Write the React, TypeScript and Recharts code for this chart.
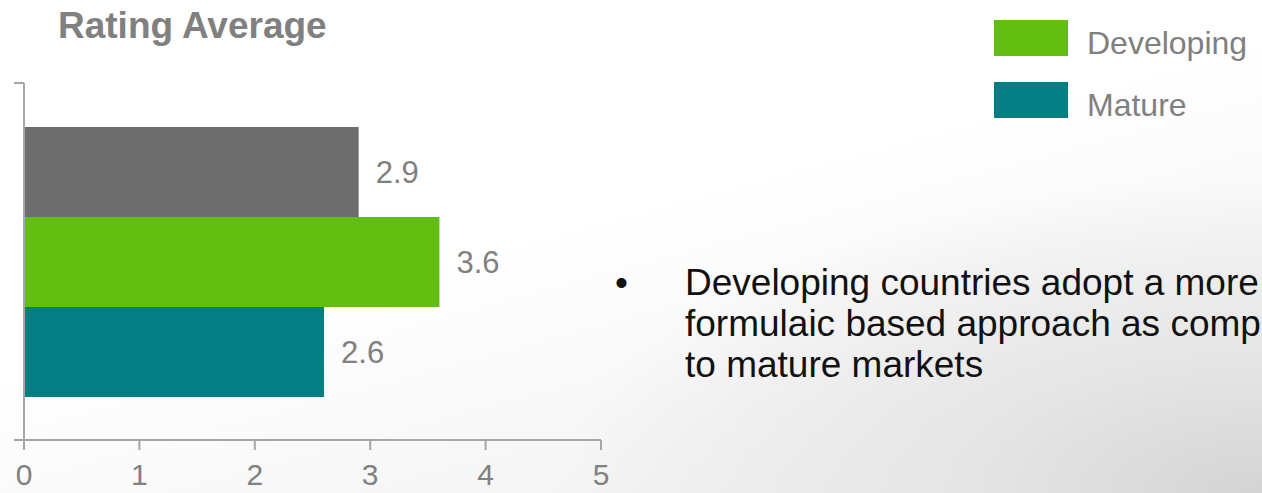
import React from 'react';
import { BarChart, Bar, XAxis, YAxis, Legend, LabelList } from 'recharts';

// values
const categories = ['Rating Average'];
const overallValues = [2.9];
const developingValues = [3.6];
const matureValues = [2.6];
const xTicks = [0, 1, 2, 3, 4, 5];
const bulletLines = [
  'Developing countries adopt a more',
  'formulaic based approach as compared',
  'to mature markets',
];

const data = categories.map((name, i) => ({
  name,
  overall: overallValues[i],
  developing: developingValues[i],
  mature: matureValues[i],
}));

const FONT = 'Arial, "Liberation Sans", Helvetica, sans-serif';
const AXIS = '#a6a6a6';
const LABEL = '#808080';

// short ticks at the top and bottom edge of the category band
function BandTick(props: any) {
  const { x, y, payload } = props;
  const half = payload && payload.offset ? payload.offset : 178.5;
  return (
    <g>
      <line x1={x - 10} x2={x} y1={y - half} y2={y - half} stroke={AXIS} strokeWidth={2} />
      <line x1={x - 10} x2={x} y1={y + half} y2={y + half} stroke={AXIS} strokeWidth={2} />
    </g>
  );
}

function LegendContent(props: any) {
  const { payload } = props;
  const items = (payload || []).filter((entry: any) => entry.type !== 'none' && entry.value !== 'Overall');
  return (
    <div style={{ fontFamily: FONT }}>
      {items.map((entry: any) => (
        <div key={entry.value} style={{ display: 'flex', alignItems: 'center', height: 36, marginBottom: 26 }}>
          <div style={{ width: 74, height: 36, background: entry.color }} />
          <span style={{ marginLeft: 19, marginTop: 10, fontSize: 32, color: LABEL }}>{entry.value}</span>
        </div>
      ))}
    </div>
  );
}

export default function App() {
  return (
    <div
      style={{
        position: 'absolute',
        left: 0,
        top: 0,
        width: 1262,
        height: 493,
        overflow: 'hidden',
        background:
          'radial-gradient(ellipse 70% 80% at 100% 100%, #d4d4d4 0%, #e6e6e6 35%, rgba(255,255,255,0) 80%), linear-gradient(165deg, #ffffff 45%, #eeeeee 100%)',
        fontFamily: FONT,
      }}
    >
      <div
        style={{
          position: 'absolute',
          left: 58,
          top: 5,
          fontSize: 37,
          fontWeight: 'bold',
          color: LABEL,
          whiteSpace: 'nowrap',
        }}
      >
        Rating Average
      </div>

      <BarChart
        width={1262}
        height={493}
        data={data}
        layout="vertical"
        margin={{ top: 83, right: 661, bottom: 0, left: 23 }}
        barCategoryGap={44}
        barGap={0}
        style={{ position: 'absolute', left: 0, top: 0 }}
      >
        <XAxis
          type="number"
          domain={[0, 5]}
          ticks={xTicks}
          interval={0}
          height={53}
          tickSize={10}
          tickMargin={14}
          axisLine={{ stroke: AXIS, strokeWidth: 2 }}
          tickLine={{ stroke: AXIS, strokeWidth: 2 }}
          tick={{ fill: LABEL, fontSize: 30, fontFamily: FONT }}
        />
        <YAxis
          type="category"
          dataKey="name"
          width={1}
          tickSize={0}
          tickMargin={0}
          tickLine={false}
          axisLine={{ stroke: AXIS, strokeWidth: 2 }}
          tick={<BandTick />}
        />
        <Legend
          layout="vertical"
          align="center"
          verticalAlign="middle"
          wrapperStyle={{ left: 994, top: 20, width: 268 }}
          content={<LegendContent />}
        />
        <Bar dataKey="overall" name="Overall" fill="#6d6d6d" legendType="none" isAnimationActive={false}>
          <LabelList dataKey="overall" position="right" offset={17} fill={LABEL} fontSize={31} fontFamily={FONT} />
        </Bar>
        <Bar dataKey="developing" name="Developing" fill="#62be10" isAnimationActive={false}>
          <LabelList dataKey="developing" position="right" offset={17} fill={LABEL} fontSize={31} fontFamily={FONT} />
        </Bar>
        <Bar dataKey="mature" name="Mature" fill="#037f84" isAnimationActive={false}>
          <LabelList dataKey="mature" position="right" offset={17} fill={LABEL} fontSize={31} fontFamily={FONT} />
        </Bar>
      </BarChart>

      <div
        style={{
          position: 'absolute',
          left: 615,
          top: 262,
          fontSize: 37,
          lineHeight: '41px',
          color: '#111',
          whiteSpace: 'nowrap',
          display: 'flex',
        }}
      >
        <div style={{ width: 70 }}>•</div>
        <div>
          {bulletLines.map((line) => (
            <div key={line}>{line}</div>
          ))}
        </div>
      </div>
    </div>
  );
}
§ §
What the task requires: Begin at the first line of the data above and repeat each line exactly, stopping after the line containing "YAxis, Legend, LabelList". Omit the pictures.

Final result:
Write the React, TypeScript and Recharts code for this chart.
import React from 'react';
import { BarChart, Bar, XAxis, YAxis, Legend, LabelList } from 'recharts';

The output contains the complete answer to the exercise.